From warning tax evaders of a coming reckoning to actively allowing them to whiten their money; this is a clear departure of the Pakistan Tehreek-i-Insaf’s (PTI) commitment to throw the book at corrupt individuals in the country. Considering that the party spent years as part of the opposition lambasting previous governments for seeking to benefit the wealthy and corrupt through similar schemes, PTI’s decision to do the exact same thing in the first year of its rule tells us that the party’s promises of looking to stabilise the economy through innovative ideas was an empty one.

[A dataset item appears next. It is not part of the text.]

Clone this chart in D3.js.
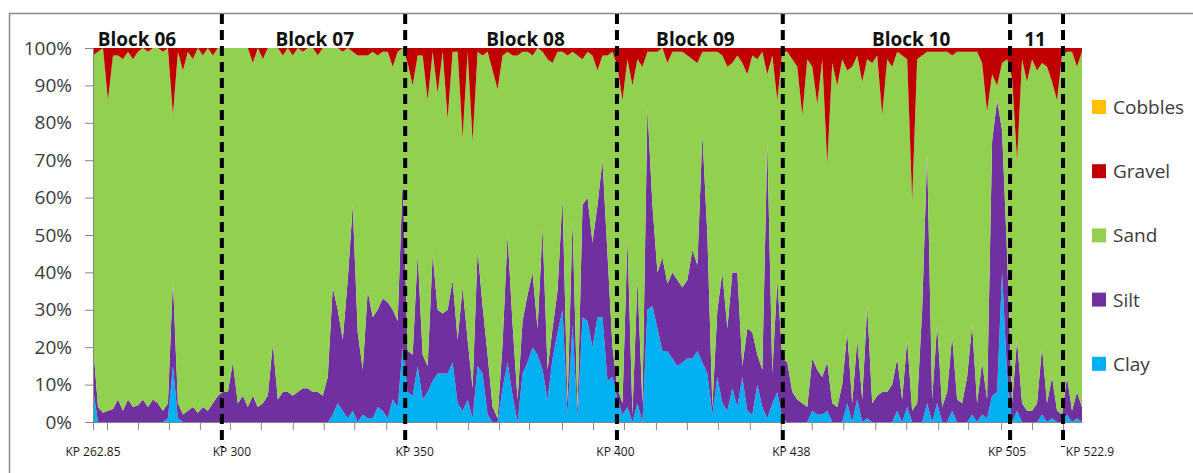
<!DOCTYPE html>
<html>
<head>
<meta charset="utf-8">
<script src="https://cdnjs.cloudflare.com/ajax/libs/d3/7.8.5/d3.min.js"></script>
<style>
    body { margin: 0; background: #fff; }
    #chart-area { width: 1193px; height: 473px; }
    text { font-family: "Open Sans", sans-serif; }
</style>
</head>
<body>
<div id="chart-area"></div>
<script>

// grain size fractions (%) per sample along the route
var clay = [9,0,0,0,0,0,0,0,0,0, 0,0,0,0,0,1,15,1,0,0, 0,0,0,0,0,0,0,0,0,0,
    0,0,0,0,0,0,0,0,0,0, 0,0,0,0,0,0,0,0,2,5, 3,1,3,0,2,1,1,4,3,1,
    6,4,20,8,7,15,6,8,11,13, 13,13,16,5,3,6,1,15,13,2, 0,0,9,16,7,0,13,16,20,18,
    14,6,17,24,30,2,26,1,28,27, 20,28,28,11,12,6,2,4,0,5, 0,30,31,25,19,19,17,15,16,17,
    17,19,16,13,2,12,5,3,9,4, 12,3,2,10,4,1,5,8,1,0, 0,0,0,0,3,2,2,3,0,0,
    0,5,0,6,0,1,0,0,0,0, 0,3,0,4,0,0,0,5,0,5, 0,0,3,0,0,0,2,0,2,1,
    7,8,40,13,0,3,0,0,0,0, 2,0,1,0,0,2,0,1,0];

var silt = [12,4,2.5,3,3.5,6,3,6,4,4.5, 6,4,6,5,3,4,23,4,2,3, 4,2.5,4,3,5,7,8,8,16,5,
    7,4,7,4,5,7,21,6,8,8, 7,8,9,9,8,8,7,12,34,25, 19,37,55,24,12,34,27,26,30,31,
    24,23,45,11,11,30,12,7,34,17, 16,17,22,17,33,16,8,31,18,16, 4,1,12,34,19,6,14,18,20,7,
    38,8,8,11,30,3,28,2,30,33, 28,30,42,34,8,3,3,45,2,33, 5,54,27,15,25,18,23,23,20,21,
    29,23,61,37,2,18,35,22,31,36, 3,22,22,8,10,74,8,30,16,16, 8,6,5,4,14,12,10,13,5,4,
    10,19,5,16,6,30,5,7,8,8, 10,14,6,18,3,5,30,67,6,21, 4,8,20,6,5,12,24,5,14,5,
    68,78,38,32,5,19,5,3,3,5, 18,5,11,3,2,10,3,7,4];

var sand = [77,95,97.5,83,94.5,92,94,93,93,94.5, 94,95,94,95,96,95,44,94,92,96, 93,97.5,94,97,93,93,92,92,84,95,
    93,96,89,96,92,93,79,94,90,92, 91,92,90,91,92,90,93,88,64,70, 77,62,41,74,84,63,71,68,66,67,
    65,72,35,77,72,53,80,71,54,58, 70,51,61,77,40,77,66,53,67,81, 90,88,77,49,72,92,72,65,58,75,
    47,83,71,64,39,93,45,95,39,39, 50,36,28,53,79,86,81,48,88,59, 90,15,41,59,56,59,59,61,63,60,
    51,54,22,49,95,69,58,70,56,58, 81,68,74,79,85,18,85,48,82,83, 89,89,77,93,78,71,85,53,91,86,
    87,70,90,76,85,66,91,91,74,89, 85,82,92,75,56,92,68,27,93,73, 95,91,75,93,94,87,73,94,80,77,
    18,4,18,52,87,48,92,88,94,89, 76,90,79,83,96,87,96,87,95];

var gravel = [2,1,0,14,2,2,3,1,3,1, 0,1,0,0,1,0,18,1,6,1, 3,0,2,0,2,0,0,0,0,0,
    0,0,4,0,3,0,0,0,2,0, 2,0,1,0,0,2,0,0,0,0, 1,0,1,2,2,2,1,2,1,1,
    5,1,0,4,10,2,2,14,1,12, 1,19,1,1,24,1,25,1,2,1, 6,11,2,1,2,2,1,1,2,0,
    1,3,4,1,1,2,1,2,3,1, 2,6,2,2,1,5,14,3,10,3, 5,1,1,1,0,4,1,1,1,2,
    3,4,1,1,1,1,2,5,4,2, 4,7,2,3,1,7,2,14,1,1, 3,5,18,3,5,15,3,31,4,10,
    3,6,5,2,9,3,4,2,18,3, 5,1,2,3,41,3,2,1,1,1, 1,1,2,1,1,1,1,1,4,17,
    7,10,4,3,8,30,3,9,3,6, 4,5,9,14,2,1,1,5,1];

var seriesKeys = ["clay", "silt", "sand", "gravel"];
var legendKeys = ["cobbles", "gravel", "sand", "silt", "clay"];
var legendLabels = ["Cobbles", "Gravel", "Sand", "Silt", "Clay"];
var yTicks = [0, 0.1, 0.2, 0.3, 0.4, 0.5, 0.6, 0.7, 0.8, 0.9, 1];

// sample positions of the category tick marks, the block boundaries and their labels
var axisTicks = [0, 2.8, 9, 15.2, 21.4, 27.4, 33.6, 40, 46.2, 52.3, 58.7, 68.7, 75.1, 81.3, 87.3, 93.9,
    100.1, 106.3, 112.7, 118.9, 125.1, 131.5, 137.7, 143.9, 150.2, 156.6, 162.8, 169.2, 175.2, 181.8, 188, 194.2];
var kpLines = [25.8, 62.5, 104.9, 138.1, 183.6, 194.2];
var kpLabels = ["KP 262.85", "KP 300", "KP 350", "KP 400", "KP 438", "KP 505", "KP 522.9"];
var kpLabelAt = [0, 27.8, 64.4, 104.6, 139.8, 183, 199.6];
var blockLabels = ["Block 06", "Block 07", "Block 08", "Block 09", "Block 10", "11"];
var blockAt = [8.8, 44.4, 86.6, 120.6, 163.8, 188.6];

var colors = {
    cobbles: "#FFC000",
    gravel: "#C00000",
    sand: "#92D050",
    silt: "#7030A0",
    clay: "#00B0F0"
};


SedimentChart = function(_parentElement) {
    this.parentElement = _parentElement;

    this.margin = { top: 48, right: 111, bottom: 51, left: 93 };
    this.width = 1193 - this.margin.left - this.margin.right;
    this.height = 473 - this.margin.top - this.margin.bottom;

    this.initVis();
}

/*
 *  Initialize svg, scales and frame
 */

SedimentChart.prototype.initVis = function() {
    var vis = this;

    vis.svg = d3.select("#" + vis.parentElement).append("svg")
        .attr("width", 1193)
        .attr("height", 473);

    // outer frame of the pasted figure
    vis.svg.append("path")
        .attr("d", "M9.5,473V13.5H1193")
        .attr("fill", "none")
        .attr("stroke", "#8a8a8a")
        .attr("stroke-width", 1.5);

    vis.g = vis.svg.append("g")
        .attr("transform", "translate(" + vis.margin.left + "," + vis.margin.top + ")");

    vis.x = d3.scaleLinear()
        .domain([0, clay.length - 1])
        .range([0, vis.width]);

    vis.y = d3.scaleLinear()
        .domain([0, 1])
        .range([vis.height, 0]);

    vis.wrangleData();
}

/*
 *  Data wrangling
 */

SedimentChart.prototype.wrangleData = function() {
    var vis = this;

    vis.displayData = clay.map(function(d, i) {
        return { clay: clay[i], silt: silt[i], sand: sand[i], gravel: gravel[i] };
    });

    vis.stacked = d3.stack()
        .keys(seriesKeys)
        .offset(d3.stackOffsetExpand)(vis.displayData);

    vis.updateVis();
}

/*
 *  The drawing function
 */

SedimentChart.prototype.updateVis = function() {
    var vis = this;

    var area = d3.area()
        .x(function(d, i) { return vis.x(i); })
        .y0(function(d) { return vis.y(d[0]); })
        .y1(function(d) { return vis.y(d[1]); });

    vis.g.selectAll(".layer")
        .data(vis.stacked)
        .enter()
        .append("path")
        .attr("class", "layer")
        .attr("fill", function(d) { return colors[d.key]; })
        .attr("d", area);

    // y axis
    var yAxis = d3.axisLeft(vis.y)
        .tickValues(yTicks)
        .tickFormat(d3.format(".0%"))
        .tickSize(8)
        .tickPadding(13);

    var yg = vis.g.append("g").call(yAxis);
    yg.select(".domain").attr("stroke", "#868686");
    yg.selectAll(".tick line").attr("stroke", "#868686");
    yg.selectAll(".tick text")
        .attr("fill", "#3b3b3b")
        .style("font-size", "19px");

    // category axis, no labels
    var xAxis = d3.axisBottom(vis.x)
        .tickValues(axisTicks)
        .tickFormat("")
        .tickSize(8)
        .tickSizeOuter(0);

    var xg = vis.g.append("g")
        .attr("transform", "translate(0," + vis.height + ")")
        .call(xAxis);
    xg.select(".domain").attr("stroke", "#868686");
    xg.selectAll(".tick line").attr("stroke", "#868686");

    // block boundaries
    vis.g.selectAll(".kp-line")
        .data(kpLines)
        .enter()
        .append("line")
        .attr("class", "kp-line")
        .attr("x1", function(d) { return vis.x(d); })
        .attr("x2", function(d) { return vis.x(d); })
        .attr("y1", -34)
        .attr("y2", vis.height + 25)
        .attr("stroke", "#000")
        .attr("stroke-width", 4)
        .attr("stroke-dasharray", "10,6");

    vis.g.selectAll(".kp-label")
        .data(kpLabels)
        .enter()
        .append("text")
        .attr("class", "kp-label")
        .attr("x", function(d, i) { return vis.x(kpLabelAt[i]); })
        .attr("y", vis.height + 34)
        .attr("text-anchor", "middle")
        .attr("fill", "#1a1a1a")
        .style("font-size", "12px")
        .text(function(d) { return d; });

    vis.g.selectAll(".block-label")
        .data(blockLabels)
        .enter()
        .append("text")
        .attr("class", "block-label")
        .attr("x", function(d, i) { return vis.x(blockAt[i]); })
        .attr("y", -2)
        .attr("text-anchor", "middle")
        .attr("fill", "#111")
        .style("font-size", "19px")
        .style("font-weight", "bold")
        .text(function(d) { return d; });

    // legend
    var legend = vis.svg.selectAll(".legend")
        .data(legendKeys)
        .enter()
        .append("g")
        .attr("class", "legend")
        .attr("transform", function(d, i) { return "translate(1092," + (107 + i * 64.2) + ")"; });

    legend.append("rect")
        .attr("x", 0)
        .attr("y", -7)
        .attr("width", 14)
        .attr("height", 14)
        .attr("fill", function(d) { return colors[d]; });

    legend.append("text")
        .attr("x", 21)
        .attr("y", 7)
        .attr("fill", "#3b3b3b")
        .style("font-size", "19px")
        .text(function(d, i) { return legendLabels[i]; });
};

var chart = new SedimentChart("chart-area");

</script>
</body>
</html>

The fact that most experts and analysts declare amnesty schemes to be a poor policy choice to improve taxation revenues has been missed by this government and its predecessors, which is why the opposition’s outrage at this move sounds hollow and unconvincing. Leaders from both Pakistan Peoples’ Party (PPP) and Pakistan Muslim League-Nawaz (PML-N) have spoken out against the scheme, but their own willingness to allow for tax evaders to whiten their money through similar policies during their time in government is a reminder that the stance taken currently is only a political one and hence, not relevant.

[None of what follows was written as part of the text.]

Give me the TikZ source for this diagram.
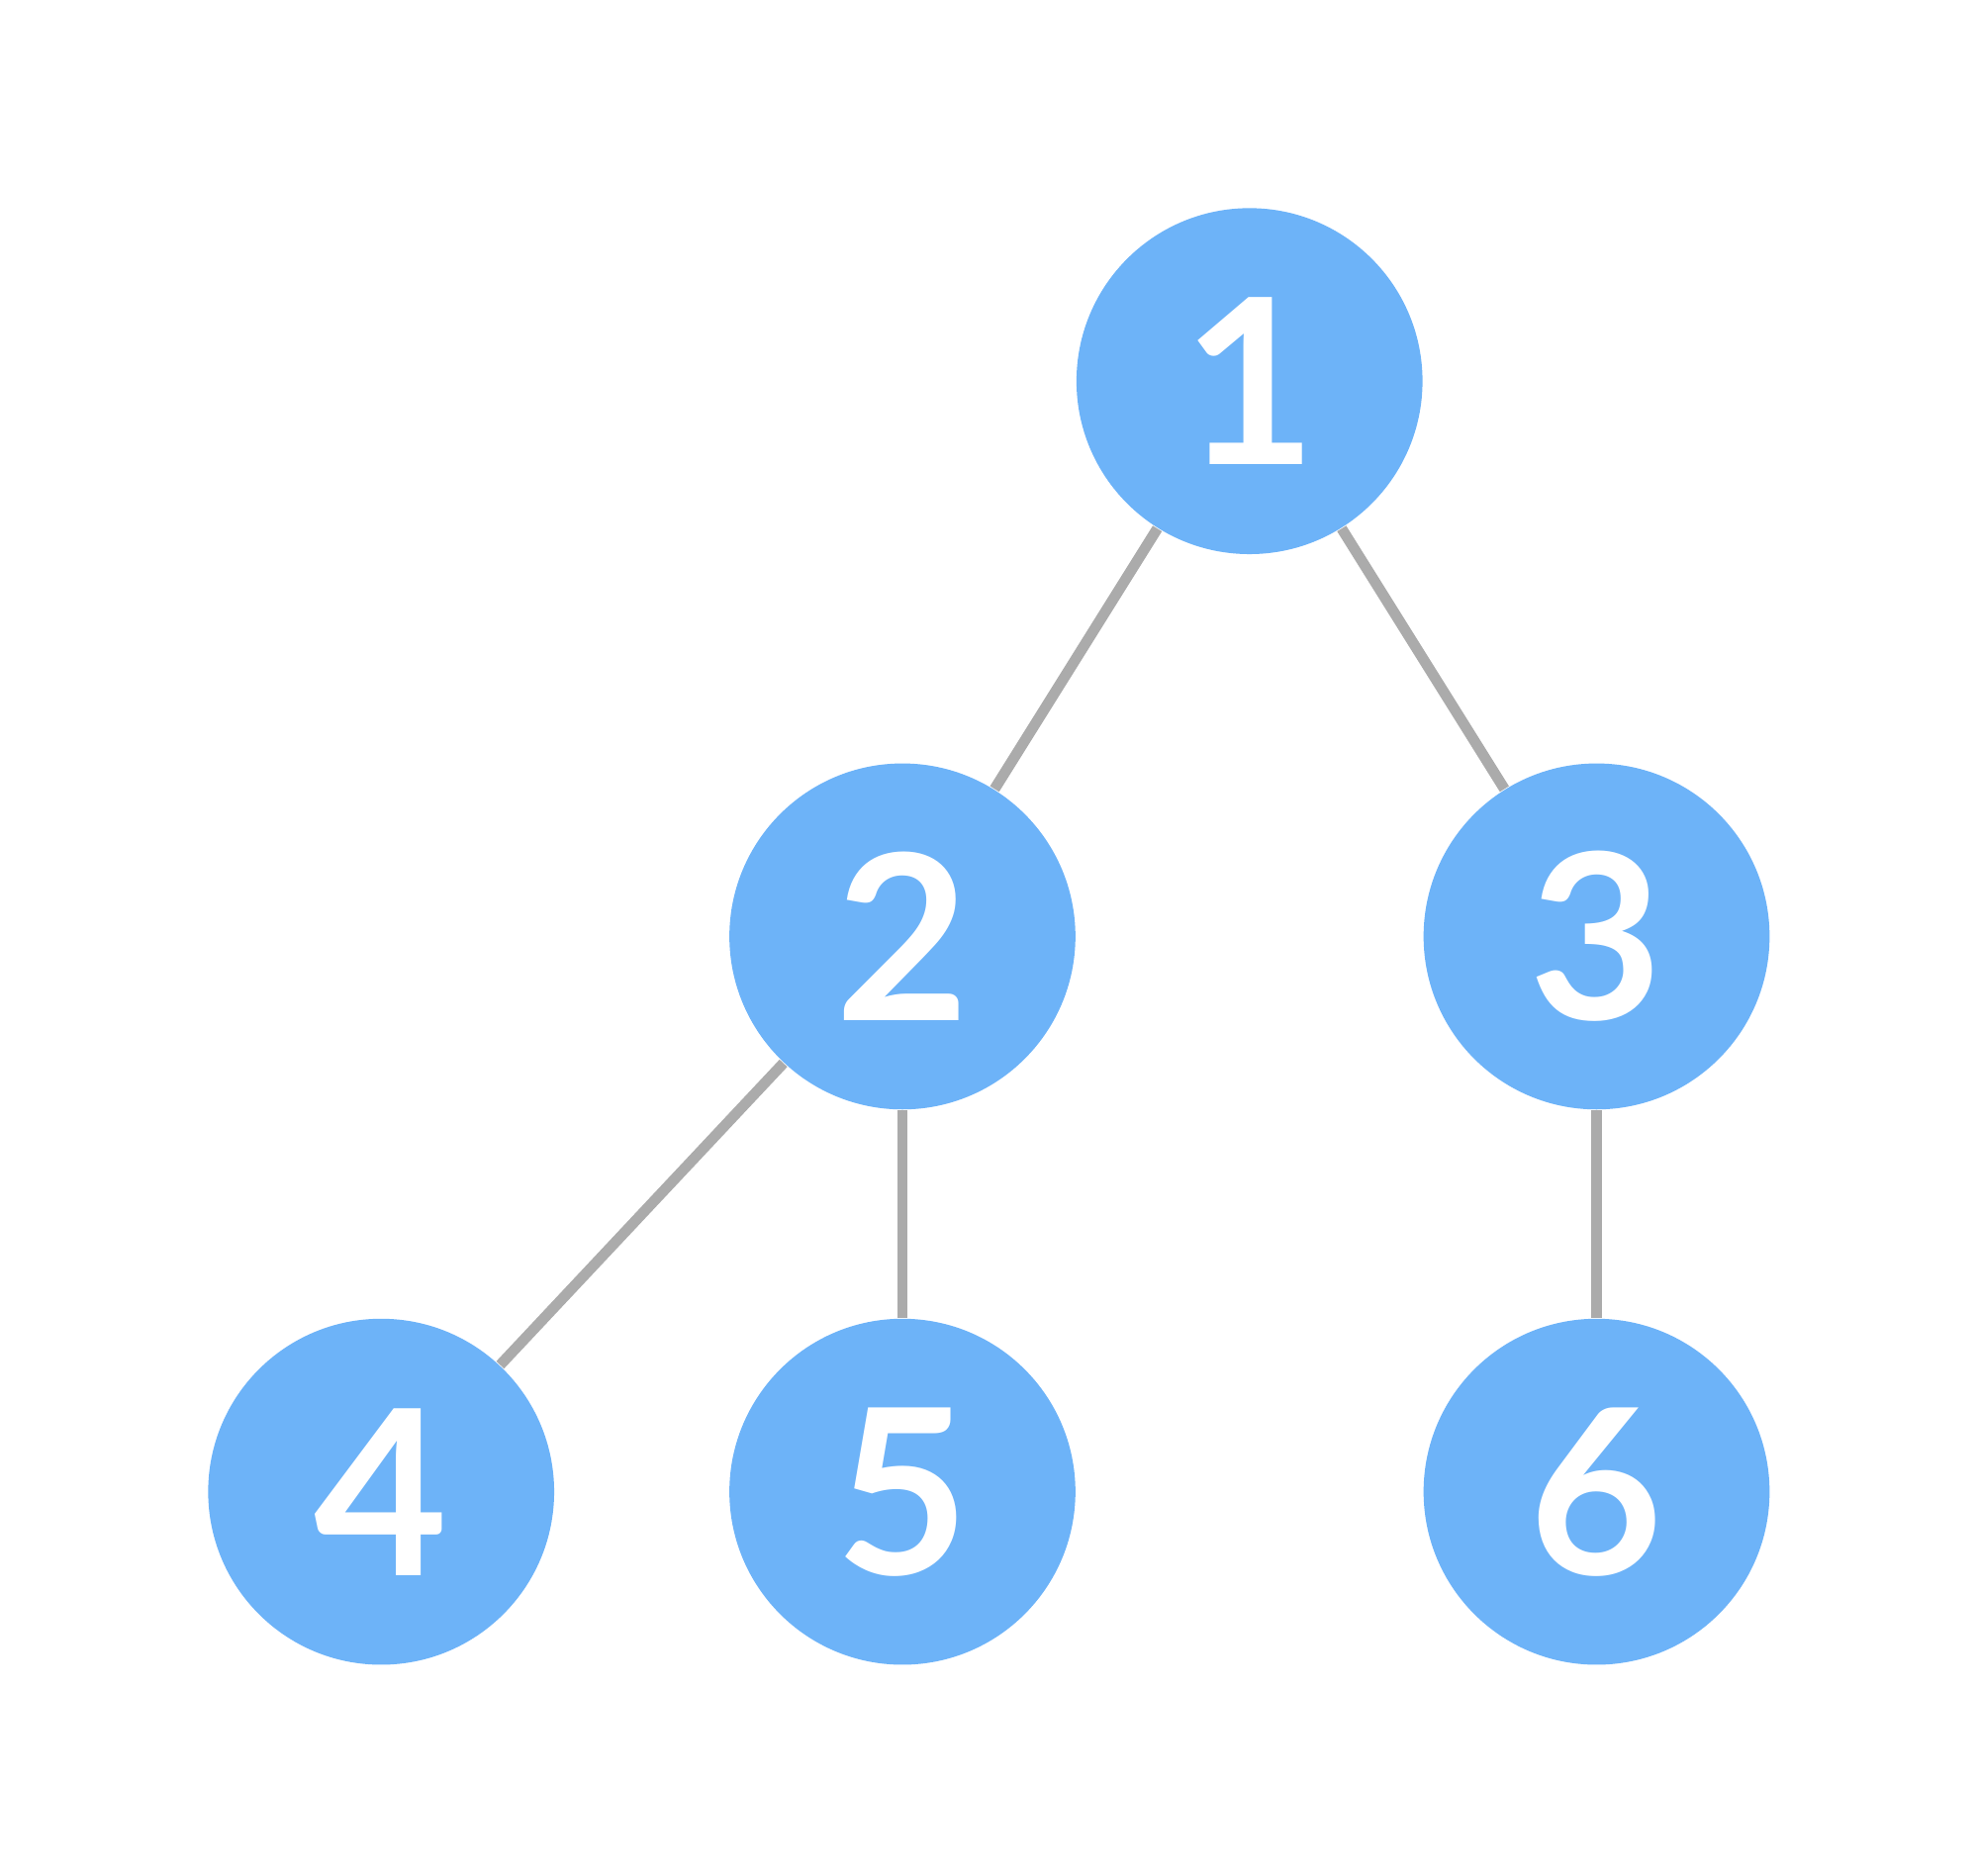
\documentclass[tikz,border=0pt]{standalone}
\usepackage{fontspec}
\setmainfont{Lato}
\definecolor{nodeblue}{HTML}{6DB3F8}
\definecolor{edgegray}{HTML}{ABABAB}
\begin{document}
\begin{tikzpicture}[x=0.01cm,y=-0.01cm,
  tnode/.style={circle,fill=nodeblue,draw=none,minimum size=2.74cm,inner sep=0pt,text=white,font=\fontsize{52}{52}\selectfont\bfseries},
  tedge/.style={draw=edgegray,line width=2.4pt}]
\useasboundingbox (0,0) rectangle (1568,1486);
\node[tnode] (n1) at (990,302) {1};
\node[tnode] (n2) at (715,742) {2};
\node[tnode] (n3) at (1265,742) {3};
\node[tnode] (n4) at (302,1182) {4};
\node[tnode] (n5) at (715,1182) {5};
\node[tnode] (n6) at (1265,1182) {6};
\begin{scope}[on background layer/.style={}]
\end{scope}
\draw[tedge] (n1) -- (n2);
\draw[tedge] (n1) -- (n3);
\draw[tedge] (n2) -- (n4);
\draw[tedge] (n2) -- (n5);
\draw[tedge] (n3) -- (n6);
\end{tikzpicture}
\end{document}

For a policy to be considered desirable enough to be repeated, the state must have demonstrable evidence of positive results on previous occasions. This tax amnesty scheme is not too different from the one implemented during the PML-N government in 2018; with only 2% of the total tax revenue in that year coming from recoverables through amnesty, why has the PTI government decided to repeat this exercise for so little gain?

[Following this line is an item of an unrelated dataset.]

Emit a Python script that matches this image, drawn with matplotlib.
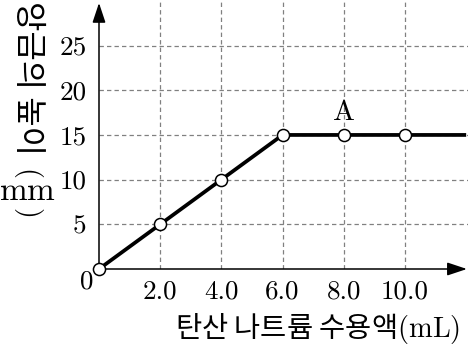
import matplotlib
matplotlib.use("Agg")
import matplotlib.pyplot as plt

# 데이터
volume = [0, 2.0, 4.0, 6.0, 8.0, 10.0]
height = [0, 5, 10, 15, 15, 15]
line_end_x = 12.0
line_end_y = 15
xticks = [2.0, 4.0, 6.0, 8.0, 10.0]
xtick_labels = ["2.0", "4.0", "6.0", "8.0", "10.0"]
yticks = [5, 10, 15, 20, 25]
ytick_labels = ["5", "10", "15", "20", "25"]

plt.rcParams['mathtext.fontset'] = 'cm'
plt.rcParams['font.family'] = ['Noto Sans CJK KR', 'DejaVu Sans']

W, H = 468, 349
fig = plt.figure(figsize=(W / 100, H / 100), dpi=100)
ax = fig.add_axes([99 / W, 80 / H, 1 - 99 / W, 269 / H])
ax.set_xlim(0, 12.06)
ax.set_ylim(0, 30.1)

for s in ax.spines.values():
    s.set_visible(False)


def px(x, y):
    # 픽셀 좌표 -> figure 좌표
    return x / W, 1 - y / H


# 격자
ax.set_xticks(xticks)
ax.set_yticks(yticks)
ax.grid(True, color='#808080', linestyle=(0, (3.5, 2.5)), linewidth=0.9)
ax.tick_params(axis='y', length=0, pad=9)
ax.tick_params(axis='x', length=0, pad=8)
ax.set_xticklabels(xtick_labels, family='cmr10', fontsize=19.5)
ax.set_yticklabels(ytick_labels, family='cmr10', fontsize=19.5)

# 축 화살표
arrow = dict(arrowstyle='-|>,head_length=0.75,head_width=0.25', color='black',
             lw=1.1, mutation_scale=16, shrinkA=0, shrinkB=0)
ax.annotate('', xy=(0.997, 0), xycoords='axes fraction', xytext=(0, 0),
            arrowprops=arrow)
ax.annotate('', xy=(0, 0.989), xycoords='axes fraction', xytext=(0, 0),
            arrowprops=arrow)

# 그래프
ax.plot(volume + [line_end_x], height + [line_end_y], color='black', lw=2.7,
        solid_capstyle='butt', zorder=3, clip_on=False)
ax.plot(volume, height, 'o', color='black', mfc='white', mec='black',
        ms=8.7, mew=1.1, zorder=4, clip_on=False)

ax.text(8.0, 17.5, 'A', family='cmr10', fontsize=21, ha='center', va='center')
ax.text(-0.39, -1.45, '0', family='cmr10', fontsize=19.5, ha='center', va='center')

# x축 제목
fig.text(*px(318, 328), '탄산 나트륨 수용액$\\mathrm{(mL)}$', fontsize=20.5,
         ha='center', va='center')

# y축 제목 (세로쓰기: 한글은 회전, mm은 똑바로)
fig.text(*px(28, 1), '앙금의 높이', fontsize=23, rotation=-90,
         ha='center', va='top')
fig.text(*px(28, 172), '$\\mathrm{(}$', fontsize=20, rotation=-90,
         ha='center', va='center')
fig.text(*px(27, 200), '$\\mathrm{mm}$', fontsize=24, ha='center', va='baseline')
fig.text(*px(28, 211), '$\\mathrm{)}$', fontsize=20, rotation=-90,
         ha='center', va='center')

fig.savefig('out.png', dpi=100)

One could very easily argue that this small fraction of the total tax revenue generated is not enough to outweigh the damage caused to the tax collection process in the long run. Successive governments treating tax evaders lightly time after time will only encourage more attempts to avoid paying taxes, because regular bailouts of this sort will all but ensure that the perpetrators will not be punished. With only 55000 individuals coming forward to whiten assets during the last scheme, what guarantee does the government have that this time will be any different? Increasing state revenue is important to stabilise the economy, but it will take more than a lazy idea that has failed in the past.